Another patient, whom I will call Linda, was a retired school secretary. She had a warm smile and the kind of neat handwriting that made every birthday card feel like a gift. After her husband died, she lived alone in the house they bought as newlyweds. She wanted to stay there. That was not stubbornness. It was identity. His tools were still in the cellar. Her kitchen calendar still had family birthdays written in ink. Her lilacs still bloomed by the steps.
Then her health began to fail.
She needed help with meals, medications, transportation, bathing and the small tasks that make independent life possible. Not a hospital bed. Not an institution. Just help. Her daughter called agency after agency. Some had no staff. Some did not serve her area. Some had waiting lists. Some cost more than the family could afford. Winter made everything harder. Ice on the steps became a danger. A short drive became a risk. A simple appointment required planning, luck and someone else’s time.
Eventually Linda fell. Then she fell again. Then she landed in the emergency department, confused, frightened and far from the life she had worked to preserve.
When we talk about long-term care, workforce shortages, Maine’s aging population, home health funding and the cost of staying in one’s own house, we are talking about Linda. We are asking whether aging in place is real or just a phrase in a campaign brochure.

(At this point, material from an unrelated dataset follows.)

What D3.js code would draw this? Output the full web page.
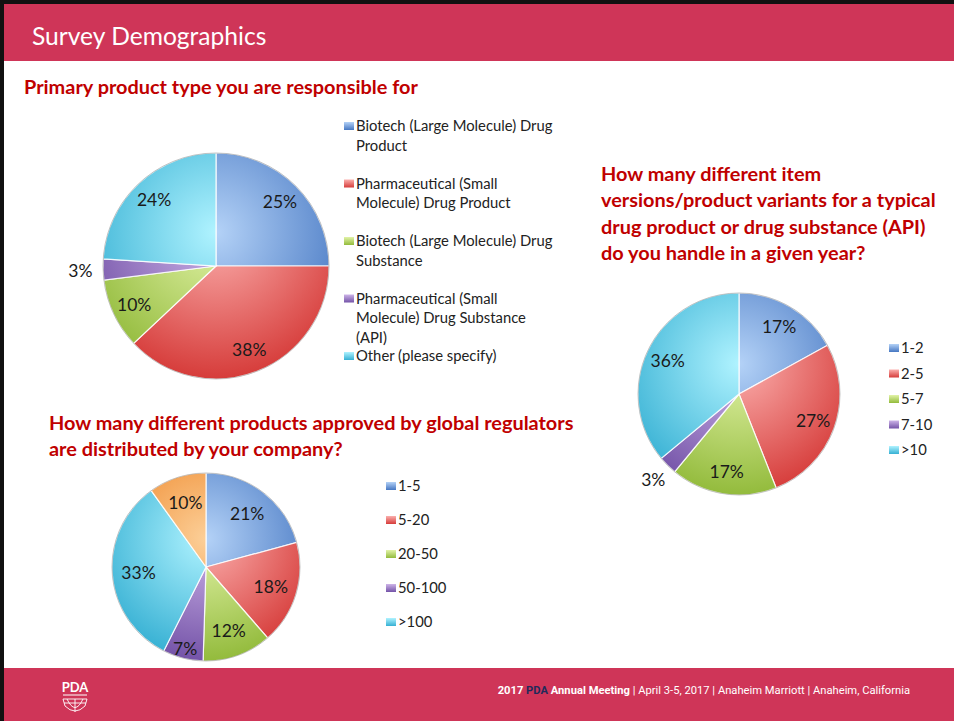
<!DOCTYPE html>
<html>
<head>
<meta charset="utf-8">
<script src="https://cdn.jsdelivr.net/npm/d3@7"></script>
<style>
  body { margin: 0; background: #fff; }
  text { font-family: Lato, "Open Sans", sans-serif; }
</style>
</head>
<body>
<script>
var w = 954;
var h = 721;

// chart 1: primary product type
var productTypes = [
  "Biotech (Large Molecule) Drug\nProduct",
  "Pharmaceutical (Small\nMolecule) Drug Product",
  "Biotech (Large Molecule) Drug\nSubstance",
  "Pharmaceutical (Small\nMolecule) Drug Substance\n(API)",
  "Other (please specify)"
];
var productShares = [25, 38, 10, 3, 24];

// chart 2: item versions / variants per year
var variantBins = ["1-2", "2-5", "5-7", "7-10", ">10"];
var variantShares = [17, 27, 17, 3, 36];

// chart 3: products approved by global regulators (last slice has no legend entry)
var approvedBins = ["1-5", "5-20", "20-50", "50-100", ">100"];
var approvedShares = [21, 18, 12, 7, 33, 10];

var palette = [
  ["#b4d2f7", "#4677c2"],   // blue
  ["#fbb0ae", "#d63c3a"],   // red
  ["#e2f3a8", "#93bb3c"],   // green
  ["#cdb4e8", "#7453a8"],   // purple
  ["#b0f3ff", "#36b0d3"],   // cyan
  ["#fccf98", "#ee8526"]    // orange
];

var svg = d3.select("body")
            .append("svg")
            .attr("width", w)
            .attr("height", h);

var defs = svg.append("defs");

// slide frame
svg.append("rect").attr("width", w).attr("height", h).attr("fill", "#fff");
svg.append("rect").attr("x", 0).attr("y", 0).attr("width", w).attr("height", 61).attr("fill", "#cf3558");
svg.append("rect").attr("x", 0).attr("y", 668).attr("width", w).attr("height", 53).attr("fill", "#cf3558");
svg.append("rect").attr("x", 0).attr("y", 0).attr("width", w).attr("height", 4).attr("fill", "#111");
svg.append("rect").attr("x", 0).attr("y", 0).attr("width", 4).attr("height", h).attr("fill", "#111");

svg.append("text")
   .attr("x", 32).attr("y", 45)
   .text("Survey Demographics")
   .style("font-size", "24.6px")
   .style("fill", "#fff");

// question titles
function title(x, y, lines) {
  var t = svg.append("text")
     .attr("x", x).attr("y", y)
     .style("font-size", "19.9px")
     .style("font-weight", "bold")
     .style("fill", "#c00000");
  t.selectAll("tspan")
   .data(lines)
   .enter()
   .append("tspan")
   .attr("x", x)
   .attr("dy", function(d, i){ return i == 0 ? 0 : 26.4; })
   .text(function(d){ return d; });
}

title(24, 94, ["Primary product type you are responsible for"]);
title(601, 181, ["How many different item",
                 "versions/product variants for a typical",
                 "drug product or drug substance (API)",
                 "do you handle in a given year?"]);
title(49, 430, ["How many different products approved by global regulators",
                "are distributed by your company?"]);

function drawPie(id, cx, cy, r, values, k) {
  // glossy fill: light near the top of the centre, darker at the rim
  palette.forEach(function(c, i){
    var g = defs.append("radialGradient")
        .attr("id", id + "-g" + i)
        .attr("gradientUnits", "userSpaceOnUse")
        .attr("cx", 0).attr("cy", -r * 0.3)
        .attr("r", r * 1.3);
    g.append("stop").attr("offset", "0%").attr("stop-color", c[0]);
    g.append("stop").attr("offset", "100%").attr("stop-color", c[1]);
  });

  var pie = d3.pie().sort(null).value(function(d){ return d; });
  var arc = d3.arc().innerRadius(0).outerRadius(r);
  var arcs = pie(values);

  var g = svg.append("g").attr("transform", "translate(" + cx + "," + cy + ")");

  g.selectAll("path")
   .data(arcs)
   .enter()
   .append("path")
   .attr("d", arc)
   .attr("fill", function(d, i){ return "url(#" + id + "-g" + i + ")"; })
   .attr("stroke", "rgba(255,255,255,0.85)")
   .attr("stroke-width", 1.2);

  g.append("circle")
   .attr("r", r)
   .attr("fill", "none")
   .attr("stroke", "rgba(90,90,90,0.35)")
   .attr("stroke-width", 1);

  g.selectAll("text")
   .data(arcs)
   .enter()
   .append("text")
   .attr("transform", function(d){
      var kk = d.data < 5 ? 1.2 : (d.data < 8 ? 0.9 : k);
      var la = d3.arc().innerRadius(r * kk).outerRadius(r * kk);
      return "translate(" + la.centroid(d) + ")";
   })
   .attr("text-anchor", "middle")
   .attr("dy", "0.36em")
   .text(function(d){ return d.data + "%"; })
   .style("font-size", "17.5px")
   .style("fill", "#1a1a1a");
}

drawPie("p1", 216, 266, 113, productShares, 0.8);
drawPie("p2", 739, 394, 101, variantShares, 0.78);
drawPie("p3", 206, 567, 94, approvedShares, 0.72);

function legend(id, x, y0, y1, labels) {
  var y = d3.scalePoint().domain(labels).range([y0, y1]);
  var g = svg.append("g");
  palette.forEach(function(c, i){
    var lg = defs.append("linearGradient")
        .attr("id", id + "-m" + i)
        .attr("x1", 0).attr("y1", 0).attr("x2", 0).attr("y2", 1);
    lg.append("stop").attr("offset", "0%").attr("stop-color", c[0]);
    lg.append("stop").attr("offset", "100%").attr("stop-color", c[1]);
  });
  var item = g.selectAll("g")
    .data(labels)
    .enter()
    .append("g")
    .attr("transform", function(d){ return "translate(" + x + "," + y(d) + ")"; });
  item.append("rect")
    .attr("x", 0).attr("y", -4)
    .attr("width", 10).attr("height", 8)
    .attr("fill", function(d, i){ return "url(#" + id + "-m" + i + ")"; });
  var t = item.append("text")
    .attr("x", 12)
    .attr("y", 5)
    .style("font-size", "14.8px")
    .style("fill", "#222");
  t.selectAll("tspan")
    .data(function(d){ return d.split("\n"); })
    .enter()
    .append("tspan")
    .attr("x", 12)
    .attr("dy", function(d, i){ return i == 0 ? 0 : 19.5; })
    .text(function(d){ return d; });
}

legend("l1", 344, 126, 356, productTypes);
legend("l2", 889, 348, 450, variantBins);
legend("l3", 386, 486, 622, approvedBins);

// footer
var foot = svg.append("text")
   .attr("x", 910).attr("y", 694)
   .attr("text-anchor", "end")
   .style("font-family", "'Liberation Sans Narrow', 'Roboto', sans-serif")
   .style("font-size", "11.2px")
   .style("fill", "#fff");
foot.append("tspan").style("font-weight", "bold").text("2017 ");
foot.append("tspan").style("font-weight", "bold").style("fill", "#1f2a5a").text("PDA");
foot.append("tspan").style("font-weight", "bold").text(" Annual Meeting");
foot.append("tspan").text("  |  April 3-5, 2017  |  Anaheim Marriott  |  Anaheim, California");

// PDA logo
var logo = svg.append("g").attr("transform", "translate(75,0)");
logo.append("text")
   .attr("x", 0).attr("y", 692)
   .attr("text-anchor", "middle")
   .style("font-size", "13px")
   .style("font-weight", "bold")
   .style("fill", "#fff")
   .text("PDA");
logo.append("line").attr("x1", -12).attr("x2", 12).attr("y1", 695).attr("y2", 695)
   .attr("stroke", "#fff").attr("stroke-width", 1);
logo.append("path")
   .attr("d", "M-12,699 L12,699 L10,706 Q0,716 -10,706 Z M-8,699 Q0,716 8,699 M0,699 L0,712 M-11,703 L11,703")
   .attr("fill", "none")
   .attr("stroke", "#fff")
   .attr("stroke-width", 0.9);
</script>
</body>
</html>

So when candidates ask for our votes, we should ask better questions.
How will you reduce the prior authorization burden that delays care and burns out clinicians? How will you protect rural access so a Maine ZIP code does not decide whether help is nearby? How will you build a serious workforce plan for nurses, physicians, therapists, direct care workers, pharmacists, social workers, emergency medical workers and mental health clinicians?
How will you keep rural hospitals open without pretending money is unlimited? How will you make primary care, psychiatric care, substance use treatment and home care easier to find? How will you reduce costs without simply shifting pain from insurers to hospitals, from hospitals to clinicians, and from patients to families?
We should also listen for what is missing.
If a candidate talks about taxes but never mentions the cost of illness, something is missing. If a candidate talks about freedom but ignores whether people are free to see a doctor they can afford, something is missing. If a candidate talks about compassion but cannot explain how to pay for care, something is missing. If a candidate talks about efficiency but never acknowledges human suffering, something is missing.
A slogan fits on a sign. Governing shows up at midnight in an emergency department, when a family has driven an hour through snow because the nearest service is gone. Governing shows up when a hospital board must decide whether to cut obstetrics, psychiatry, primary care or home health. Governing shows up when a nursing home cannot find staff, when a patient waits months for counseling, when a doctor argues with an insurance company instead of seeing the next patient and when a working parent skips care because the deductible is higher than the rent.
This Election Day, we should be kind to candidates but demanding of them. We can thank them for running and still ask hard questions. We can respect their character and still examine their plans.
That is not cynicism. That is citizenship.
The best candidates should welcome serious questions. They should be willing to sit with patients, nurses, doctors, hospital leaders, home health aides, pharmacists, emergency medical workers, family caregivers and people who have been harmed by a system that too often feels designed by people who never have to use it.
Maine is a small state with a big heart. We know how to show up for one another. We bring casseroles, shovel driveways, raise money after fires and sit with neighbors in grief. We understand community because we still live close enough to feel one another’s burdens.
Our politics should rise to that same standard.